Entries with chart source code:
• • •
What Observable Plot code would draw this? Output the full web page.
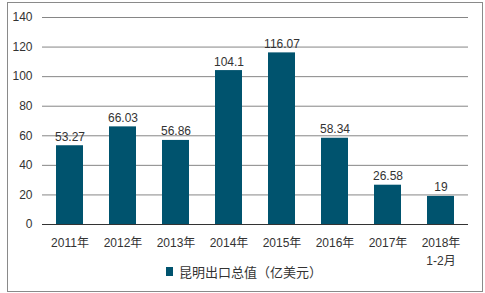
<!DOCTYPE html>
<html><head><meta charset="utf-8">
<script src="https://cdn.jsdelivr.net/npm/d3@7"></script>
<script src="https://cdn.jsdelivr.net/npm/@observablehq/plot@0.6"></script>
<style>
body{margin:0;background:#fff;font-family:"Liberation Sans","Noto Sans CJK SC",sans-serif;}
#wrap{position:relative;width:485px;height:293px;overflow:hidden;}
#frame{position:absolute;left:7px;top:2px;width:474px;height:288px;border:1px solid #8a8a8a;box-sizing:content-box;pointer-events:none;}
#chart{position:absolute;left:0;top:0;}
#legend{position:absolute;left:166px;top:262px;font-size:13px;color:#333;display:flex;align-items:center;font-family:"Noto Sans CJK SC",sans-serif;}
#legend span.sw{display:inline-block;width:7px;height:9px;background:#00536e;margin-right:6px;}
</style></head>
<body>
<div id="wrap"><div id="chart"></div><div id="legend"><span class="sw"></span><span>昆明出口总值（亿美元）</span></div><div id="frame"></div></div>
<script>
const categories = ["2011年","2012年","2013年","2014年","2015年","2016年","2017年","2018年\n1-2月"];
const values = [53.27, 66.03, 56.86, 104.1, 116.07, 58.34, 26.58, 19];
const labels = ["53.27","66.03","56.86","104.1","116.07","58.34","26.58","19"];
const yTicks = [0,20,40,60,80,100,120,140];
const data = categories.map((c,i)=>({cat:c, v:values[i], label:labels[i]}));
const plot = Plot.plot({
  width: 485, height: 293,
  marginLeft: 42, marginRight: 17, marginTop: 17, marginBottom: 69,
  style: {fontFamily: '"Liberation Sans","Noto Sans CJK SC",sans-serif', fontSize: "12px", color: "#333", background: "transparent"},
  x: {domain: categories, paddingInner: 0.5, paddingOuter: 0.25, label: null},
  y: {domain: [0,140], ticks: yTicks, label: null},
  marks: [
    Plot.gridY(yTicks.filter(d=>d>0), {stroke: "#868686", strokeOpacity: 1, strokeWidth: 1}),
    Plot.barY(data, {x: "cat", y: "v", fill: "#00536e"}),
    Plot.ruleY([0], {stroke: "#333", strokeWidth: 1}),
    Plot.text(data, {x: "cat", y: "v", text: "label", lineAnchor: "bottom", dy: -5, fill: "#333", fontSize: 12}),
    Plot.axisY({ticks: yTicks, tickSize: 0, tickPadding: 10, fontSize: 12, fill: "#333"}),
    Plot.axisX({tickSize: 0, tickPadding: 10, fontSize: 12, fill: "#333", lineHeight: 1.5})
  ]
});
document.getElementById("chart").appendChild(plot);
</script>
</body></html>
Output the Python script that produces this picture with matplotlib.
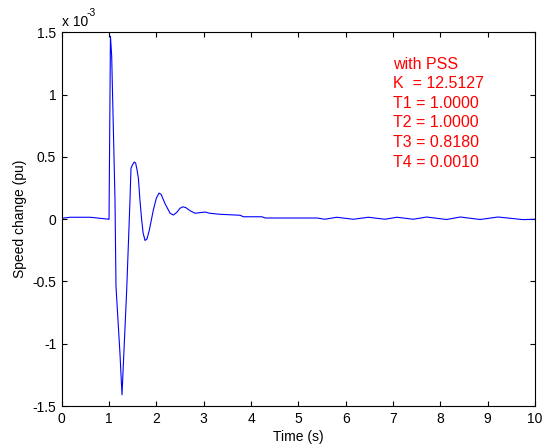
• • •
• _Task objective_: Leave out the pictures and give the listing above again exactly.

• _Task response_:
What Observable Plot code would draw this? Output the full web page.
<!DOCTYPE html>
<html><head><meta charset="utf-8">
<script src="https://cdn.jsdelivr.net/npm/d3@7"></script>
<script src="https://cdn.jsdelivr.net/npm/@observablehq/plot@0.6"></script>
<style>
body{margin:0;background:#fff;font-family:"Liberation Sans","Noto Sans CJK SC",sans-serif;}
#wrap{position:relative;width:485px;height:293px;overflow:hidden;}
#frame{position:absolute;left:7px;top:2px;width:474px;height:288px;border:1px solid #8a8a8a;box-sizing:content-box;pointer-events:none;}
#chart{position:absolute;left:0;top:0;}
#legend{position:absolute;left:166px;top:262px;font-size:13px;color:#333;display:flex;align-items:center;font-family:"Noto Sans CJK SC",sans-serif;}
#legend span.sw{display:inline-block;width:7px;height:9px;background:#00536e;margin-right:6px;}
</style></head>
<body>
<div id="wrap"><div id="chart"></div><div id="legend"><span class="sw"></span><span>昆明出口总值（亿美元）</span></div><div id="frame"></div></div>
<script>
const categories = ["2011年","2012年","2013年","2014年","2015年","2016年","2017年","2018年\n1-2月"];
const values = [53.27, 66.03, 56.86, 104.1, 116.07, 58.34, 26.58, 19];
const labels = ["53.27","66.03","56.86","104.1","116.07","58.34","26.58","19"];
const yTicks = [0,20,40,60,80,100,120,140];
const data = categories.map((c,i)=>({cat:c, v:values[i], label:labels[i]}));
const plot = Plot.plot({
  width: 485, height: 293,
  marginLeft: 42, marginRight: 17, marginTop: 17, marginBottom: 69,
  style: {fontFamily: '"Liberation Sans","Noto Sans CJK SC",sans-serif', fontSize: "12px", color: "#333", background: "transparent"},
  x: {domain: categories, paddingInner: 0.5, paddingOuter: 0.25, label: null},
  y: {domain: [0,140], ticks: yTicks, label: null},
  marks: [
    Plot.gridY(yTicks.filter(d=>d>0), {stroke: "#868686", strokeOpacity: 1, strokeWidth: 1}),
    Plot.barY(data, {x: "cat", y: "v", fill: "#00536e"}),
    Plot.ruleY([0], {stroke: "#333", strokeWidth: 1}),
    Plot.text(data, {x: "cat", y: "v", text: "label", lineAnchor: "bottom", dy: -5, fill: "#333", fontSize: 12}),
    Plot.axisY({ticks: yTicks, tickSize: 0, tickPadding: 10, fontSize: 12, fill: "#333"}),
    Plot.axisX({tickSize: 0, tickPadding: 10, fontSize: 12, fill: "#333", lineHeight: 1.5})
  ]
});
document.getElementById("chart").appendChild(plot);
</script>
</body></html>
Output the Python script that produces this picture with matplotlib.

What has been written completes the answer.